My final year collection is based on the notion of a woman’s relationship to self-identity, chained as it is to the female personas of our time. I am researching how we form our identity within the current economic and cultural conditions and the intense consumerism dominated by popular culture and mass media.

In traditional, pre-modern societies the identity of the individual was solid and stable and it was a function of social roles providing orientation to one’s place in the world. The identity therefore was fixed, determined in advance, more independent from the actual acts and choices of the individuals. In modernity it became more mobile and subject to change: individuals construct their identities out of a set of common social roles, combining these into their own identities. These constructed identities must gain recognition, validation from the society, which often causes an anxiety in the modern individual who can never be certain that he has chosen the right identity among the several choices available to him. This process is even more complex in case of women since female roles have been subject to a significant change from the 20th century. Women have made huge advances in equality that raised the potential roles that we could potentially fulfill making the identity even more fragmented.

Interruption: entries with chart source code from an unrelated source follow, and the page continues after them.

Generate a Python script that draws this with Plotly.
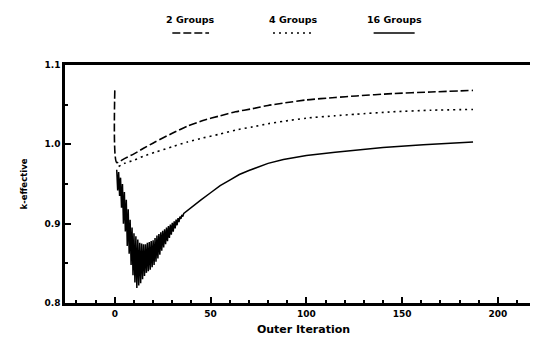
import plotly.graph_objects as go

# 2 Groups (long dashed)
it_2g = [0, 1, 5, 10, 15, 21, 30, 38, 46, 55, 63, 72, 80, 88, 100, 115, 126, 145, 165, 187]
k_2g = [1.068, 0.977, 0.982, 0.988, 0.995, 1.003, 1.014, 1.023, 1.030, 1.036, 1.041, 1.045,
        1.049, 1.052, 1.056, 1.059, 1.061, 1.064, 1.066, 1.068]

# 4 Groups (dotted)
it_4g = [2, 5, 10, 15, 21, 30, 38, 46, 55, 63, 72, 80, 88, 100, 115, 126, 145, 165, 187]
k_4g = [0.972, 0.976, 0.980, 0.985, 0.990, 0.997, 1.003, 1.008, 1.013, 1.018, 1.022, 1.026,
        1.029, 1.033, 1.036, 1.038, 1.041, 1.043, 1.044]

# 16 Groups (solid, oscillating early; half-iteration samples)
it_16g = [1.0, 1.5, 2.0, 2.5, 3.0, 3.5, 4.0, 4.5, 5.0, 5.5, 6.0, 6.5, 7.0, 7.5, 8.0, 8.5,
          9.0, 9.5, 10.0, 10.5, 11.0, 11.5, 12.0, 12.5, 13.0, 13.5, 14.0, 14.5, 15.0, 15.5,
          16.0, 16.5, 17.0, 17.5, 18.0, 18.5, 19.0, 19.5, 20.0, 20.5, 21.0, 21.5, 22.0, 22.5,
          23.0, 23.5, 24.0, 24.5, 25.0, 25.5, 26.0, 26.5, 27.0, 27.5, 28.0, 28.5, 29.0, 29.5,
          30.0, 30.5, 31.0, 31.5, 32.0, 32.5, 33.0, 33.5, 34.0, 34.5, 35.0, 35.5, 36.0,
          38, 40, 45, 50, 55, 60, 65, 70, 75, 80, 88, 100, 115, 126, 140, 161, 175, 187]
k_16g = [0.968, 0.942, 0.965, 0.935, 0.958, 0.920, 0.950, 0.900, 0.940, 0.890, 0.930, 0.872,
         0.918, 0.862, 0.905, 0.848, 0.895, 0.835, 0.888, 0.826, 0.884, 0.819, 0.880, 0.822,
         0.876, 0.825, 0.875, 0.830, 0.874, 0.834, 0.874, 0.838, 0.876, 0.840, 0.877, 0.842,
         0.878, 0.845, 0.879, 0.848, 0.882, 0.852, 0.885, 0.856, 0.887, 0.861, 0.889, 0.866,
         0.891, 0.870, 0.893, 0.874, 0.895, 0.878, 0.897, 0.882, 0.899, 0.886, 0.901, 0.890,
         0.903, 0.894, 0.905, 0.898, 0.907, 0.902, 0.909, 0.906, 0.911, 0.909, 0.913,
         0.917, 0.921, 0.930, 0.939, 0.948, 0.955, 0.962, 0.967, 0.972, 0.976, 0.981, 0.986,
         0.990, 0.993, 0.996, 0.9995, 1.001, 1.003]

legend_names = ["2 Groups", "4 Groups", "16 Groups"]
x_ticks = [0, 50, 100, 150, 200]
y_ticks = [0.8, 0.9, 1.0, 1.1]

FONT = "DejaVu Sans"
DASH_2G = "8px,3px"
DASH_4G = "2px,4px"

fig = go.Figure()
fig.add_trace(go.Scatter(x=it_2g, y=k_2g, mode="lines", name=legend_names[0],
                         line=dict(color="black", width=1.6, dash=DASH_2G, shape="spline", smoothing=0.6)))
fig.add_trace(go.Scatter(x=it_4g, y=k_4g, mode="lines", name=legend_names[1],
                         line=dict(color="black", width=1.6, dash=DASH_4G, shape="spline", smoothing=0.6)))
fig.add_trace(go.Scatter(x=it_16g, y=k_16g, mode="lines", name=legend_names[2],
                         line=dict(color="black", width=1.5)))

# legend drawn as text above line samples
leg = [
    (legend_names[0], 0.2625, 0.225, 0.302, DASH_2G),
    (legend_names[1], 0.479, 0.436, 0.521, DASH_4G),
    (legend_names[2], 0.69, 0.647, 0.733, "solid"),
]
for name, cx, x0, x1, dash in leg:
    fig.add_annotation(text=name, x=cx, y=1.19, xref="paper", yref="paper",
                       showarrow=False, xanchor="center", yanchor="middle",
                       font=dict(family=FONT, size=9.5, color="black", weight="bold"))
    fig.add_shape(type="line", xref="paper", yref="paper", x0=x0, x1=x1,
                  y0=1.134, y1=1.134, line=dict(color="black", width=1.5, dash=dash))

fig.update_layout(
    width=538, height=339,
    margin=dict(l=57, r=1, t=57, b=44),
    paper_bgcolor="white", plot_bgcolor="white",
    showlegend=False,
    font=dict(family=FONT, size=9, color="black", weight="bold"),
)
fig.update_xaxes(
    range=[-26, 223], tickvals=x_ticks, ticks="inside", ticklen=6, tickwidth=1.5,
    tickcolor="black", showgrid=False, zeroline=False,
    showline=True, linewidth=2.5, linecolor="black", mirror=True,
    minor=dict(dtick=10, tick0=0, ticks="inside", ticklen=3, tickcolor="black", showgrid=False),
    title=dict(text="Outer Iteration", font=dict(family=FONT, size=11, color="black", weight="bold"), standoff=8),
    tickfont=dict(family=FONT, size=9, color="black", weight="bold"),
)
fig.update_yaxes(
    range=[0.8, 1.1], tickvals=y_ticks, ticktext=["0.8", "0.9", "1.0", "1.1"],
    ticks="inside", ticklen=6, tickwidth=1.5,
    tickcolor="black", showgrid=False, zeroline=False,
    showline=True, linewidth=2.5, linecolor="black", mirror=True,
    minor=dict(dtick=0.05, tick0=0.8, ticks="inside", ticklen=3, tickcolor="black", showgrid=False),
    title=dict(text="k-effective", font=dict(family=FONT, size=8.5, color="black", weight="bold"), standoff=16),
    tickfont=dict(family=FONT, size=9, color="black", weight="bold"),
)

fig.write_html("out.html")
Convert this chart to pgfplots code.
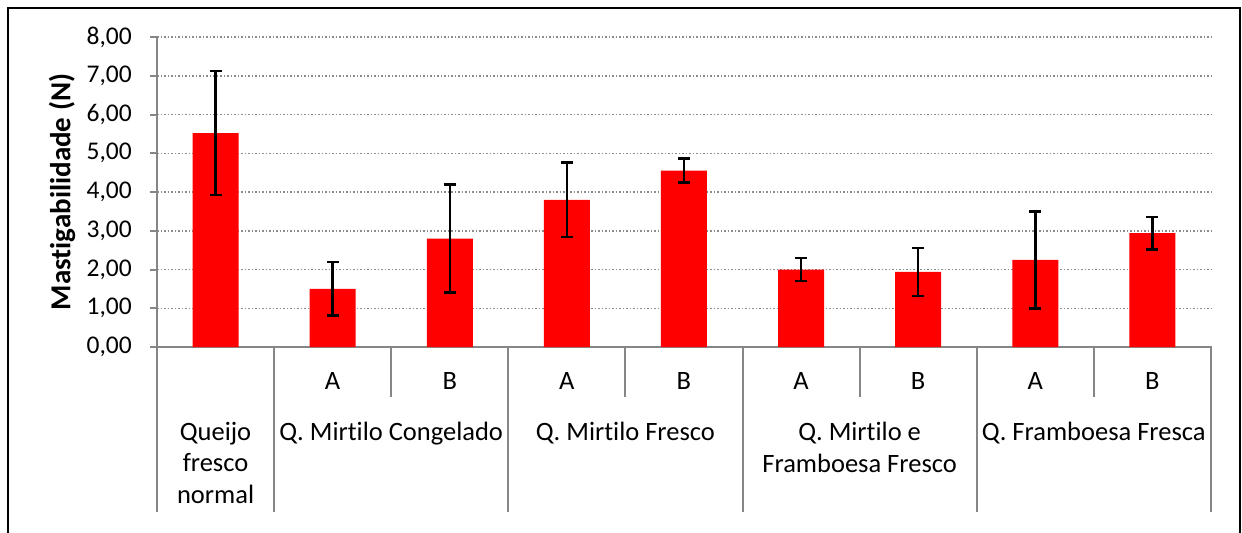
\documentclass[border=0pt]{standalone}
\usepackage{fontspec}
\setmainfont{Carlito}[Ligatures=NoCommon]
\usepackage{pgfplots}
\pgfplotsset{compat=1.18}
\usepackage{pgfplotstable}

\definecolor{axisgray}{RGB}{134,134,134}
\definecolor{gridgray}{RGB}{140,140,140}
\definecolor{barred}{RGB}{255,0,0}

% x, mean, standard deviation
\pgfplotstableread{
x  y     e
0  5.52  1.60
1  1.50  0.69
2  2.80  1.39
3  3.80  0.96
4  4.55  0.31
5  2.00  0.30
6  1.94  0.62
7  2.25  1.25
8  2.94  0.42
}\mastig

\begin{document}
\begin{tikzpicture}
\useasboundingbox (0,0) rectangle (1242bp,533bp);
\draw[line width=2.5bp] (8bp,0) -- (8bp,525bp) -- (1240bp,525bp) -- (1240bp,0);
\begin{axis}[
  at={(157bp,186bp)}, anchor=south west,
  scale only axis, width=1054bp, height=310bp,
  font=\fontsize{26.5bp}{31.5bp}\selectfont,
  xmin=-0.5, xmax=8.5, ymin=0, ymax=8,
  axis x line*=bottom, axis y line*=left,
  axis line style={axisgray, line width=2bp, -},
  clip=false,
  tick align=outside, major tick length=7bp,
  ytick={0,1,...,8},
  ytick style={axisgray, line width=2bp},
  yticklabel style={inner sep=0pt, xshift=-18bp, font=\fontsize{25.5bp}{30bp}\selectfont,
    /pgf/number format/.cd, use comma, fixed, fixed zerofill, precision=2, assume math mode=true},
  ymajorgrids,
  grid style={gridgray, line width=1.5bp, dash pattern=on 1.5bp off 2bp},
  xtick={0,...,8},
  xticklabels={,A,B,A,B,A,B,A,B},
  xtick style={draw=none},
  xticklabel style={anchor=center, inner sep=0pt, yshift=-27bp},
  ylabel={\bfseries Mastigabilidade (N)},
  ylabel style={at={(axis description cs:-0.09,0.5)}, anchor=center, font=\fontsize{29bp}{34bp}\selectfont},
]
\addplot[ybar, bar width=46bp, fill=barred, draw=none,
  error bars/.cd, y dir=both, y explicit,
  error bar style={black, line width=2.5bp},
  error mark options={black, line width=2.5bp, mark size=6bp, rotate=90}]
  table[x=x, y=y, y error=e] {\mastig};

% category separators
\pgfplotsinvokeforeach{-0.5,0.5,2.5,4.5,6.5,8.5}{
  \draw[axisgray, line width=2bp] (axis cs:#1,0) -- ++(0pt,-165bp);}
\pgfplotsinvokeforeach{1.5,3.5,5.5,7.5}{
  \draw[axisgray, line width=2bp] (axis cs:#1,0) -- ++(0pt,-50bp);}

% group labels
\node[anchor=north, align=center, inner sep=0pt] at ([yshift=-75bp]axis cs:0,0) {Queijo\\fresco\\normal};
\node[anchor=north, align=center, inner sep=0pt] at ([yshift=-75bp]axis cs:1.5,0) {Q. Mirtilo Congelado};
\node[anchor=north, align=center, inner sep=0pt] at ([yshift=-75bp]axis cs:3.5,0) {Q. Mirtilo Fresco};
\node[anchor=north, align=center, inner sep=0pt] at ([yshift=-75bp]axis cs:5.5,0) {Q. Mirtilo e\\Framboesa Fresco};
\node[anchor=north, align=center, inner sep=0pt] at ([yshift=-75bp]axis cs:7.5,0) {Q. Framboesa Fresca};
\end{axis}
\end{tikzpicture}
\end{document}
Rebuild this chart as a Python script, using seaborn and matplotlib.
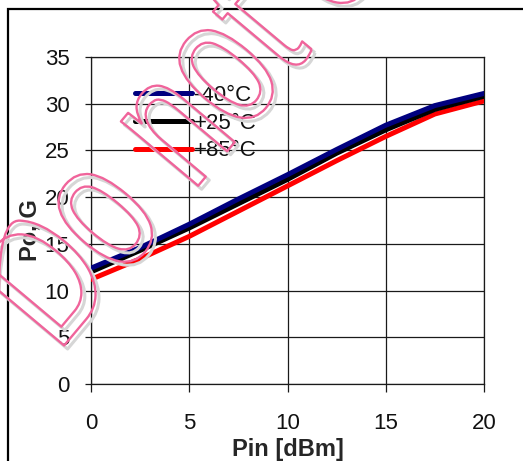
import numpy as np
import pandas as pd
import seaborn as sns
import matplotlib
matplotlib.use("Agg")
import matplotlib.pyplot as plt
from matplotlib import patheffects as pe
from matplotlib.patches import Rectangle
from matplotlib.transforms import Affine2D

# ---- data ----
pin = [0, 2.5, 5, 7.5, 10, 12.5, 15, 17.5, 20]
po_m40 = [12.4, 14.6, 17.1, 19.8, 22.4, 25.1, 27.7, 29.8, 31.1]
po_p25 = [12.0, 14.3, 16.7, 19.3, 21.9, 24.7, 27.2, 29.4, 30.8]
po_p85 = [11.2, 13.4, 15.8, 18.5, 21.2, 23.9, 26.5, 28.9, 30.3]
labels = ["-40°C", "+25°C", "+85°C"]
colors = ["#00007f", "#000000", "#ff0000"]
xticks = [0, 5, 10, 15, 20]
yticks = [0, 5, 10, 15, 20, 25, 30, 35]

df = pd.concat([
    pd.DataFrame({"Pin": pin, "Po": po_m40, "T": labels[0]}),
    pd.DataFrame({"Pin": pin, "Po": po_p25, "T": labels[1]}),
    pd.DataFrame({"Pin": pin, "Po": po_p85, "T": labels[2]}),
])

sns.set_theme(style="white")
plt.rcParams["font.family"] = ["Liberation Sans", "DejaVu Sans"]

fig = plt.figure(figsize=(5.23, 4.61), dpi=100)
W, H = 523, 461
ax = fig.add_axes([91 / W, 1 - 384 / H, (484 - 91) / W, (384 - 57) / H])

# draw red first, then black, then blue on top
for lab, col in zip(labels[::-1], colors[::-1]):
    sns.lineplot(data=df[df["T"] == lab], x="Pin", y="Po", color=col,
                 linewidth=3.6, ax=ax, label=lab, zorder=3)

ax.set_xlim(0, 20)
ax.set_ylim(0, 35)
ax.set_xticks(xticks)
ax.set_yticks(yticks)
ax.grid(True, color="#1a1a1a", linewidth=0.9)
for s in ax.spines.values():
    s.set_color("#1a1a1a")
    s.set_linewidth(0.9)
ax.tick_params(axis="y", direction="out", length=4.5, width=0.9, color="#1a1a1a",
               pad=11, labelsize=16, labelcolor="#111111", left=True)
ax.tick_params(axis="x", direction="out", length=6, width=0.9, color="#1a1a1a",
               pad=15, labelsize=16, labelcolor="#111111", bottom=True)

ax.set_xlabel("Pin [dBm]", fontsize=17, fontweight="bold", labelpad=0)
ax.xaxis.set_label_coords(0.5, -0.165)
ax.set_ylabel("Po, G", fontsize=17, fontweight="bold")
ax.yaxis.set_label_coords(-0.125, 0.47)

h, l = ax.get_legend_handles_labels()
order = [l.index(x) for x in labels]
leg = ax.legend([h[i] for i in order], [l[i] for i in order],
                loc="upper left", bbox_to_anchor=((135 - 91) / 393, (384 - 85) / 327),
                frameon=False, fontsize=16, handlelength=2.55, handletextpad=0.12,
                labelspacing=0.3, borderpad=0, borderaxespad=0)
for t in leg.get_texts():
    t.set_color("#111111")

# outer frame
fig.add_artist(Rectangle((8 / W, -0.2), 1.2, 1 - 9 / H + 0.2, transform=fig.transFigure,
                         fill=False, edgecolor="black", linewidth=1.6, clip_on=False))


# watermark: condensed outline text
class CondensedStroke(pe.AbstractPathEffect):
    def __init__(self, sx, offset=(0, 0), **kwargs):
        super().__init__(offset)
        self.sx = sx
        self._gc = kwargs

    def draw_path(self, renderer, gc, tpath, affine, rgbFace):
        gc0 = renderer.new_gc()
        gc0.copy_properties(gc)
        gc0 = self._update_gc(gc0, self._gc)
        trans = Affine2D().scale(self.sx, 1) + affine + self._offset_transform(renderer)
        renderer.draw_path(gc0, tpath, trans, rgbFace)
        gc0.restore()


fig.text(57 / W, 1 - 354 / H, "Do not copy", fontsize=137, rotation=50,
         rotation_mode="anchor", ha="left", va="baseline", color=(1, 1, 1, 0),
         family="Liberation Sans", zorder=20,
         path_effects=[CondensedStroke(0.71, offset=(2.5, -2.5), linewidth=2.2, foreground="#d6d6d6"),
                       CondensedStroke(0.71, linewidth=1.7, foreground="#f0649b")])

fig.savefig("out.png", dpi=100)
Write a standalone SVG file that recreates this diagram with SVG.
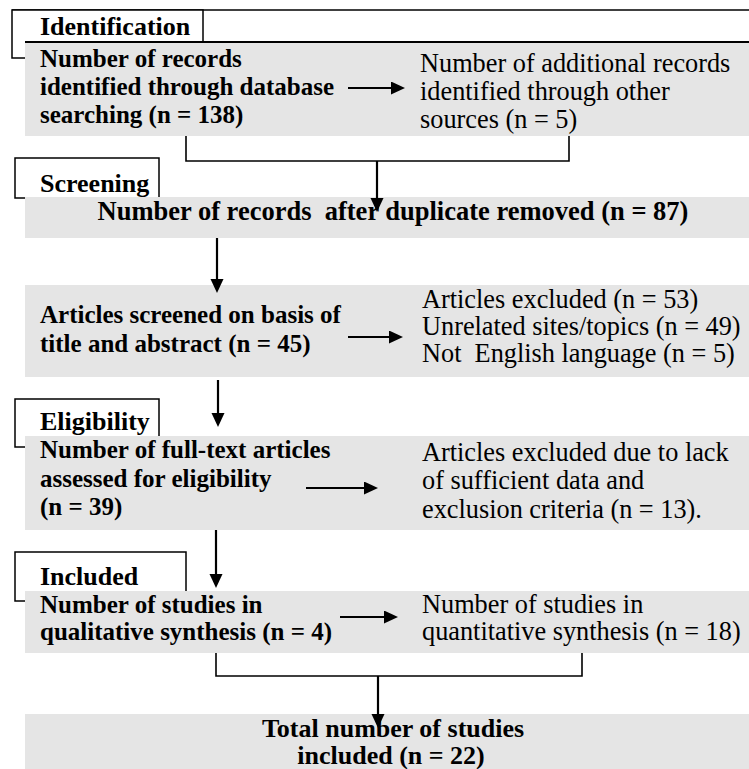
<svg xmlns="http://www.w3.org/2000/svg" width="749" height="769" viewBox="0 0 749 769" font-family="'Liberation Serif', 'Times New Roman', 'DejaVu Serif', serif">
<style>
  text { font-family: 'Liberation Serif', 'Times New Roman', 'DejaVu Serif', serif; fill: #000; white-space: pre; }
  .b { font-weight: bold; font-size: 25px; }
  .lab { font-weight: bold; font-size: 26px; }
  .c { font-weight: bold; font-size: 26.5px; text-anchor: middle; }
  .t { font-weight: bold; font-size: 26px; text-anchor: middle; }
  .r { font-size: 26.3px; }
  .band { fill: #e5e5e5; stroke: none; }
  .lbox { fill: #fff; stroke: #000; stroke-width: 1.5; }
  .con { fill: none; stroke: #000; stroke-width: 1.6; }
  .arr { fill: none; stroke: #000; stroke-width: 2.2; marker-end: url(#ah); }
</style>
<defs>
  <marker id="ah" markerUnits="userSpaceOnUse" markerWidth="15" markerHeight="14" refX="8" refY="6.5" orient="auto">
    <path d="M0,0 L14,6.5 L0,13 z" fill="#000"/>
  </marker>
</defs>
<rect x="0" y="0" width="749" height="769" fill="#fff"/>

<g id="identification">
  <line x1="12" y1="10" x2="749" y2="10" stroke="#000" stroke-width="1.6"/>
  <rect class="lbox" x="12" y="10" width="191" height="48"/>
  <text class="lab" x="40" y="35">Identification</text>
</g>
<g id="db-records">
  <rect class="band" x="25" y="42" width="724" height="94"/>
  <line x1="25" y1="42" x2="749" y2="42" stroke="#000" stroke-width="1.8"/>
  <text class="b" x="40" y="67">Number of records</text>
  <text class="b" x="40" y="94.5">identified through database</text>
  <text class="b" x="40" y="122.5">searching (n = 138)</text>
</g>
<g id="other-records">
  <text class="r" x="420" y="72">Number of additional records</text>
  <text class="r" x="420" y="100">identified through other</text>
  <text class="r" x="420" y="128">sources (n = 5)</text>
</g>

<g id="screening">
  <rect class="lbox" x="15" y="158" width="144" height="40"/>
  <text class="lab" x="40" y="192">Screening</text>
</g>
<g id="after-duplicates">
  <rect class="band" x="25" y="197" width="724" height="41"/>
  <text class="c" x="393" y="220">Number of records  after duplicate removed (n = 87)</text>
</g>
<g id="screened">
  <rect class="band" x="25" y="285" width="724" height="92"/>
  <text class="b" x="40" y="323">Articles screened on basis of</text>
  <text class="b" x="40" y="352">title and abstract (n = 45)</text>
</g>
<g id="excluded-1">
  <text class="r" x="422" y="308">Articles excluded (n = 53)</text>
  <text class="r" x="422" y="335">Unrelated sites/topics (n = 49)</text>
  <text class="r" x="422" y="362">Not  English language (n = 5)</text>
</g>

<g id="eligibility">
  <rect class="lbox" x="15" y="399" width="144" height="48"/>
  <text class="lab" x="40" y="430">Eligibility</text>
</g>
<g id="full-text">
  <rect class="band" x="25" y="436" width="724" height="94"/>
  <text class="b" x="40" y="458">Number of full-text articles</text>
  <text class="b" x="40" y="487">assessed for eligibility</text>
  <text class="b" x="40" y="515">(n = 39)</text>
</g>
<g id="excluded-2">
  <text class="r" x="422" y="461">Articles excluded due to lack</text>
  <text class="r" x="422" y="489">of sufficient data and</text>
  <text class="r" x="422" y="518">exclusion criteria (n = 13).</text>
</g>

<g id="included">
  <rect class="lbox" x="15" y="552" width="171" height="49"/>
  <text class="lab" x="40" y="585">Included</text>
</g>
<g id="qualitative">
  <rect class="band" x="25" y="591" width="724" height="62"/>
  <text class="b" x="40" y="613">Number of studies in</text>
  <text class="b" x="40" y="640">qualitative synthesis (n = 4)</text>
</g>
<g id="quantitative">
  <text class="r" x="422" y="613">Number of studies in</text>
  <text class="r" x="422" y="640">quantitative synthesis (n = 18)</text>
</g>
<g id="total">
  <rect class="band" x="25" y="714" width="724" height="55"/>
  <text class="t" x="393" y="737">Total number of studies</text>
  <text class="t" x="391" y="764">included (n = 22)</text>
</g>

<g id="connectors">
  <line class="arr" x1="348" y1="88" x2="399" y2="88"/>
  <polyline class="con" points="186,136 186,161 569,161 569,136"/>
  <line class="arr" x1="377" y1="161" x2="377" y2="206"/>
  <line class="arr" x1="217" y1="238" x2="217" y2="287"/>
  <line class="arr" x1="348" y1="337" x2="397" y2="337"/>
  <line class="arr" x1="218" y1="380" x2="218" y2="421"/>
  <line class="arr" x1="306" y1="488" x2="372" y2="488"/>
  <line class="arr" x1="216" y1="530" x2="216" y2="582"/>
  <line class="arr" x1="340" y1="617" x2="392" y2="617"/>
  <polyline class="con" points="216,653 216,676 582,676 582,653"/>
  <line class="arr" x1="378" y1="676" x2="378" y2="722"/>
</g>
</svg>
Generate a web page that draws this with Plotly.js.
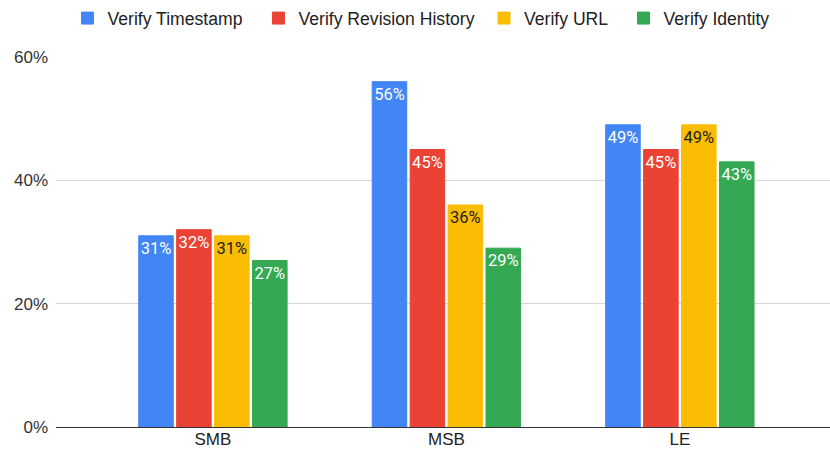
<!DOCTYPE html>
<html>
<head>
<meta charset="utf-8">
<script src="https://cdn.plot.ly/plotly-3.0.1.min.js"></script>
<style>
  html, body { margin: 0; padding: 0; background: #fff; }
  #chart { width: 830px; height: 452px; }
</style>
</head>
<body>
<div id="chart"></div>
<script>
// Segments shown on the x axis
const segments = ['SMB', 'MSB', 'LE'];

// Share of respondents (percent) per verification step, one value per segment
const verifyTimestamp = [31, 56, 49];
const verifyRevisionHistory = [32, 45, 45];
const verifyUrl = [31, 36, 49];
const verifyIdentity = [27, 29, 43];

const seriesNames = ['Verify Timestamp', 'Verify Revision History', 'Verify URL', 'Verify Identity'];
const seriesValues = [verifyTimestamp, verifyRevisionHistory, verifyUrl, verifyIdentity];
const seriesColors = ['#4285F4', '#EA4335', '#FBBC04', '#34A853'];
const labelColors = ['#ffffff', '#ffffff', '#222222', '#ffffff'];

// Each series gets its own legend box so the entries can be spaced freely
const legendIds = ['legend', 'legend2', 'legend3', 'legend4'];
const legendX = [0.0149, 0.2616, 0.5530, 0.7332];

const traces = seriesNames.map((name, i) => ({
  type: 'bar',
  name: name,
  legend: legendIds[i],
  x: segments,
  y: seriesValues[i].map(v => v / 100),
  text: seriesValues[i].map(v => v + '%'),
  textposition: 'inside',
  insidetextanchor: 'end',
  constraintext: 'none',
  textangle: 0,
  textfont: { family: 'Roboto, sans-serif', size: 16.5, color: labelColors[i] },
  marker: { color: seriesColors[i], line: { color: seriesColors[i], width: 1 } },
  hoverinfo: 'skip'
}));

const layout = {
  width: 830,
  height: 452,
  margin: { l: 56, r: 0, t: 54, b: 25 },
  paper_bgcolor: '#ffffff',
  plot_bgcolor: '#ffffff',
  barmode: 'group',
  bargap: 0.35,
  bargroupgap: 0.09,
  showlegend: true,
  xaxis: {
    type: 'category',
    range: [-0.672, 2.643],
    showgrid: false,
    showline: false,
    ticks: '',
    tickfont: { family: 'Liberation Sans, Arial, sans-serif', size: 17, color: '#222222' },
    fixedrange: true
  },
  yaxis: {
    range: [0, 0.6],
    dtick: 0.2,
    tickformat: '.0%',
    showgrid: true,
    gridcolor: '#d6d6d6',
    gridwidth: 1,
    zeroline: true,
    zerolinecolor: '#333333',
    zerolinewidth: 1,
    showline: false,
    ticks: '',
    ticklabelstandoff: 7,
    tickfont: { family: 'Liberation Sans, Arial, sans-serif', size: 17, color: '#333333' },
    fixedrange: true
  }
};

legendIds.forEach((id, i) => {
  layout[id] = {
    orientation: 'h',
    x: legendX[i],
    xanchor: 'left',
    y: 1.105,
    yanchor: 'middle',
    font: { family: 'Liberation Sans, Arial, sans-serif', size: 17.6, color: '#222222' },
    bgcolor: 'rgba(0,0,0,0)'
  };
});

Plotly.newPlot('chart', traces, layout, { displayModeBar: false, staticPlot: true });
</script>
</body>
</html>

Pattern seeking and stereotypes became dominant in these circumstances in which mass media has a large influence together with the increased expectation from the society towards women.

The question arises: are women more liberated or more constrained nowadays? The symbolism of chains can play around this idea as well. I am using traditional chains to explore different female roles and archetypes under the current sociocultural conditions and interpret them as a piece of jewellery transforming the chains to different characters. Wearing them altogether reflects to an impossible mission: to be the perfect woman.